Task statement: Reproduce, character for character, the lines below from the first through the one with "const yTitle = 'Inchamento (%)';". Leave pictures out.

────────

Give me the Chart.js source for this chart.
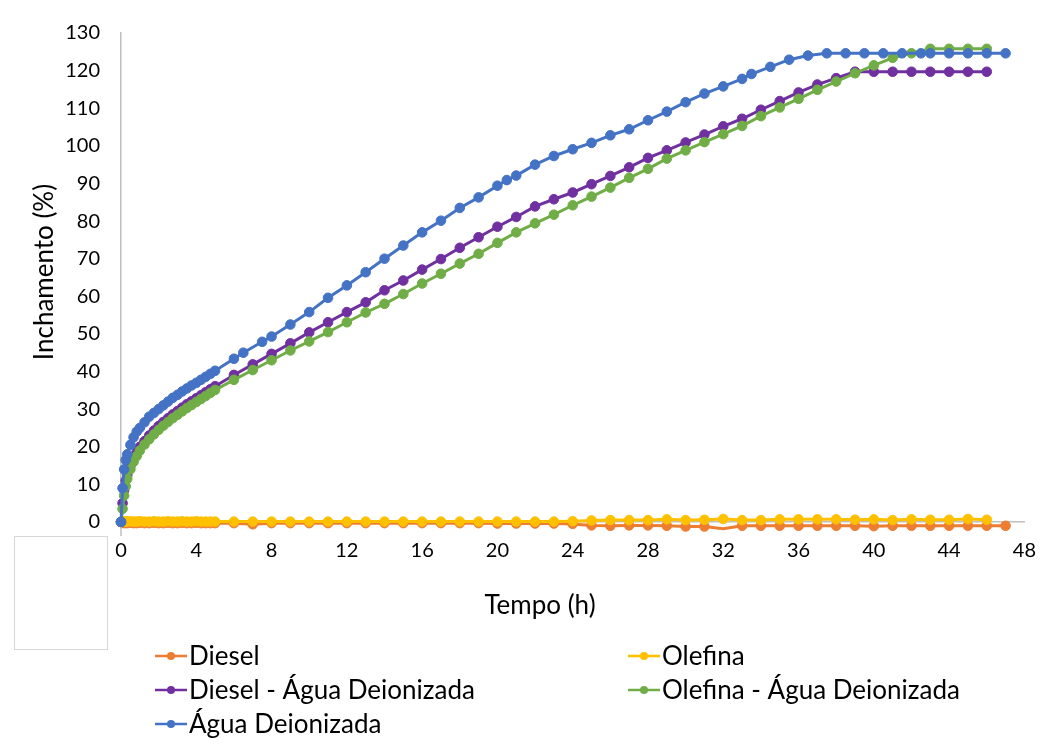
<!DOCTYPE html>
<html>
<head>
<meta charset="utf-8">
<script src="https://cdn.jsdelivr.net/npm/chart.js@4/dist/chart.umd.min.js"></script>
<style>
  html, body { margin: 0; padding: 0; background: #fff; }
  #wrap { position: relative; width: 1053px; height: 751px; }
</style>
</head>
<body>
<div id="wrap"><canvas id="c" width="1053" height="751"></canvas></div>
<script>
// ---- Data ----
const seriesNames = ['Diesel', 'Olefina', 'Diesel - Água Deionizada', 'Olefina - Água Deionizada', 'Água Deionizada'];
const xTitle = 'Tempo (h)';
const yTitle = 'Inchamento (%)';

const timeDiesel = [0,0.083,0.167,0.25,0.333,0.5,0.667,0.833,1,1.25,1.5,1.75,2,2.25,2.5,2.75,3,3.25,3.5,3.75,4,4.25,4.5,4.75,5,
  6,7,8,9,10,11,12,13,14,15,16,17,18,19,20,21,22,23,24,25,26,27,28,29,30,31,32,33,34,35,36,37,38,39,40,41,42,43,44,45,46,47];
const valDiesel = [0,-0.2,-0.3,-0.2,-0.3,-0.2,-0.3,-0.3,-0.2,-0.3,-0.3,-0.2,-0.3,-0.3,-0.2,-0.3,-0.3,-0.2,-0.3,-0.3,-0.2,-0.3,-0.3,-0.3,-0.3,
  -0.3,-0.6,-0.3,-0.3,-0.3,-0.3,-0.3,-0.3,-0.3,-0.3,-0.3,-0.3,-0.3,-0.3,-0.4,-0.4,-0.4,-0.4,-0.5,-0.9,-1.0,-0.9,-0.9,-1.0,-1.2,-1.2,-1.8,-1.0,-1.0,-1.0,-1.0,-1.0,-1.0,-1.0,-1.1,-1.0,-1.0,-1.0,-1.0,-1.0,-1.0,-1.0];

const timeOlefina = [0,0.083,0.167,0.25,0.333,0.5,0.667,0.833,1,1.25,1.5,1.75,2,2.25,2.5,2.75,3,3.25,3.5,3.75,4,4.25,4.5,4.75,5,
  6,7,8,9,10,11,12,13,14,15,16,17,18,19,20,21,22,23,24,25,26,27,28,29,30,31,32,33,34,35,36,37,38,39,40,41,42,43,44,45,46];
const valOlefina = [0,0.2,0.1,0.2,0.1,0.2,0.1,0.1,0.2,0.1,0.1,0.2,0.1,0.1,0.2,0.1,0.1,0.2,0.1,0.1,0.2,0.1,0.1,0.1,0.1,
  0.1,0.1,0.1,0.1,0.1,0.1,0.1,0.1,0.1,0.1,0.1,0.1,0.1,0.1,0.1,0.1,0.1,0.1,0.2,0.4,0.5,0.5,0.5,0.7,0.5,0.6,0.8,0.5,0.5,0.7,0.7,0.7,0.7,0.6,0.7,0.5,0.7,0.6,0.6,0.8,0.6];

const timeDieselAgua = [0,0.083,0.167,0.25,0.333,0.5,0.667,0.833,1,1.25,1.5,1.75,2,2.25,2.5,2.75,3,3.25,3.5,3.75,4,4.25,4.5,4.75,5,
  6,7,8,9,10,11,12,13,14,15,16,17,18,19,20,21,22,23,24,25,26,27,28,29,30,31,32,33,34,35,36,37,38,39,40,41,42,43,44,45,46];
const valDieselAgua = [0,5,8.5,11,12.5,15,17,18.5,20,21.5,23,24.3,25.5,26.6,27.6,28.6,29.5,30.4,31.3,32.1,32.9,33.7,34.5,35.3,36.1,
  39.1,41.9,44.7,47.5,50.4,53.1,55.8,58.4,61.6,64.2,67.1,69.9,72.9,75.7,78.5,81.1,83.9,85.8,87.6,89.8,92.0,94.3,96.8,98.8,100.9,103.0,105.2,107.2,109.6,111.9,114.2,116.3,118.0,119.7,119.7,119.7,119.7,119.7,119.7,119.7,119.7];

const timeOlefinaAgua = [0,0.083,0.167,0.25,0.333,0.5,0.667,0.833,1,1.25,1.5,1.75,2,2.25,2.5,2.75,3,3.25,3.5,3.75,4,4.25,4.5,4.75,5,
  6,7,8,9,10,11,12,13,14,15,16,17,18,19,20,21,22,23,24,25,26,27,28,29,30,31,32,33,34,35,36,37,38,39,40,41,42,43,44,45,46];
const valOlefinaAgua = [0,3.5,7,9.5,11.5,14,16,17.5,19,20.6,22,23.3,24.5,25.6,26.6,27.6,28.5,29.4,30.3,31.1,31.9,32.7,33.5,34.3,35.1,
  37.8,40.4,43.0,45.6,48.0,50.5,53.1,55.7,58.0,60.6,63.4,66.0,68.7,71.3,74.2,77.0,79.4,81.7,84.2,86.5,88.9,91.5,93.9,96.6,98.8,101.0,103.1,105.3,107.9,110.2,112.5,114.9,117.1,119.3,121.4,123.4,124.6,125.8,125.8,125.8,125.8];

const timeAgua = [0,0.083,0.167,0.25,0.333,0.5,0.667,0.833,1,1.25,1.5,1.75,2,2.25,2.5,2.75,3,3.25,3.5,3.75,4,4.25,4.5,4.75,5,
  6,6.5,7.5,8,9,10,11,12,13,14,15,16,17,18,19,20,20.5,21,22,23,24,25,26,27,28,29,30,31,32,33,33.5,34.5,35.5,36.5,37.5,38.5,39.5,40.5,41.5,42.5,43,44,45,46,47];
const valAgua = [0,9,14,16.5,18,20.5,22.5,24,25,26.5,28,29,30,31,32,33,33.8,34.7,35.5,36.3,37,37.8,38.6,39.4,40.2,
  43.4,45.0,47.9,49.3,52.5,55.8,59.6,62.9,66.4,70.0,73.5,77.0,80.1,83.5,86.3,89.4,90.9,92.1,95.0,97.3,99.1,100.8,102.8,104.4,106.8,109.1,111.6,113.9,115.8,117.8,119.1,121.0,122.9,124.0,124.6,124.6,124.6,124.6,124.6,124.6,124.6,124.6,124.6,124.6,124.6];

const xTicks = [0,4,8,12,16,20,24,28,32,36,40,44,48];
const yTicks = [0,10,20,30,40,50,60,70,80,90,100,110,120,130];

const colors = ['#ED7D31', '#FFC000', '#7030A0', '#70AD47', '#4472C4'];

function pts(t, v) { return t.map((x, i) => ({ x: x, y: v[i] })); }

const allTimes = [timeDiesel, timeOlefina, timeDieselAgua, timeOlefinaAgua, timeAgua];
const allVals = [valDiesel, valOlefina, valDieselAgua, valOlefinaAgua, valAgua];
const drawOrder = [4, 3, 2, 1, 0]; // blue on top, orange at the bottom

const FONT = 'Lato, "Open Sans", sans-serif';

const datasets = seriesNames.map((name, i) => ({
  label: name,
  data: pts(allTimes[i], allVals[i]),
  borderColor: colors[i],
  backgroundColor: colors[i],
  pointBackgroundColor: colors[i],
  pointBorderColor: colors[i],
  pointBorderWidth: 1,
  pointRadius: 4.8,
  borderWidth: 3,
  tension: 0,
  clip: false,
  order: drawOrder[i]
}));

const legendPos = [
  { x: 155, y: 656 }, { x: 628, y: 656 },
  { x: 155, y: 690 }, { x: 628, y: 690 },
  { x: 155, y: 724 }
];

const extras = {
  id: 'extras',
  afterDraw(chart) {
    const ctx = chart.ctx;
    ctx.save();
    // small empty box bottom-left
    ctx.strokeStyle = '#d6d6d6';
    ctx.lineWidth = 1;
    ctx.strokeRect(14.5, 536.5, 93, 113);
    // tick below origin
    const xs = chart.scales.x, ys = chart.scales.y;
    const x0 = xs.getPixelForValue(0), y0 = ys.getPixelForValue(0);
    ctx.strokeStyle = '#bfbfbf';
    ctx.lineWidth = 1.5;
    ctx.beginPath(); ctx.moveTo(x0, y0 + 5); ctx.lineTo(x0, y0 + 14); ctx.stroke();
    // axis titles
    ctx.fillStyle = '#000';
    ctx.font = '26px ' + FONT;
    ctx.textAlign = 'center';
    ctx.textBaseline = 'middle';
    ctx.fillText(xTitle, 540, 606);
    ctx.save();
    ctx.translate(45, 272);
    ctx.rotate(-Math.PI / 2);
    ctx.fillText(yTitle, 0, 0);
    ctx.restore();
    // legend
    ctx.font = '26px ' + FONT;
    ctx.textBaseline = 'middle';
    ctx.textAlign = 'left';
    chart.data.datasets.forEach((ds, i) => {
      const p = legendPos[i];
      ctx.strokeStyle = ds.borderColor;
      ctx.lineWidth = 2.5;
      ctx.beginPath(); ctx.moveTo(p.x, p.y); ctx.lineTo(p.x + 32, p.y); ctx.stroke();
      ctx.fillStyle = ds.borderColor;
      ctx.beginPath(); ctx.arc(p.x + 16, p.y, 4, 0, Math.PI * 2); ctx.fill();
      ctx.fillStyle = '#000';
      ctx.fillText(ds.label, p.x + 34, p.y + 1);
    });
    ctx.restore();
  }
};

new Chart(document.getElementById('c'), {
  type: 'line',
  data: { datasets: datasets },
  options: {
    responsive: false,
    animation: false,
    layout: { padding: { left: 0, top: 22, right: 14, bottom: 0 } },
    plugins: { legend: { display: false }, tooltip: { enabled: false } },
    scales: {
      x: {
        type: 'linear',
        min: 0, max: 48,
        afterBuildTicks(scale) { scale.ticks = xTicks.map(v => ({ value: v })); },
        afterFit(scale) { scale.height = 229; },
        grid: { display: false, drawTicks: false },
        border: { display: true, color: '#bfbfbf', width: 1.5 },
        ticks: { padding: 17, color: '#000', font: { family: FONT, size: 20 }, maxRotation: 0, autoSkip: false },
        title: { display: false }
      },
      y: {
        min: 0, max: 130,
        afterBuildTicks(scale) { scale.ticks = yTicks.map(v => ({ value: v })); },
        afterFit(scale) { scale.width = 121; },
        grid: { display: false, drawTicks: false },
        border: { display: true, color: '#bfbfbf', width: 1.5 },
        ticks: { padding: 21, color: '#000', font: { family: FONT, size: 20 }, autoSkip: false },
        title: { display: false }
      }
    }
  },
  plugins: [extras]
});
</script>
</body>
</html>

────────

Task answer:
Give me the Chart.js source for this chart.
<!DOCTYPE html>
<html>
<head>
<meta charset="utf-8">
<script src="https://cdn.jsdelivr.net/npm/chart.js@4/dist/chart.umd.min.js"></script>
<style>
  html, body { margin: 0; padding: 0; background: #fff; }
  #wrap { position: relative; width: 1053px; height: 751px; }
</style>
</head>
<body>
<div id="wrap"><canvas id="c" width="1053" height="751"></canvas></div>
<script>
// ---- Data ----
const seriesNames = ['Diesel', 'Olefina', 'Diesel - Água Deionizada', 'Olefina - Água Deionizada', 'Água Deionizada'];
const xTitle = 'Tempo (h)';
const yTitle = 'Inchamento (%)';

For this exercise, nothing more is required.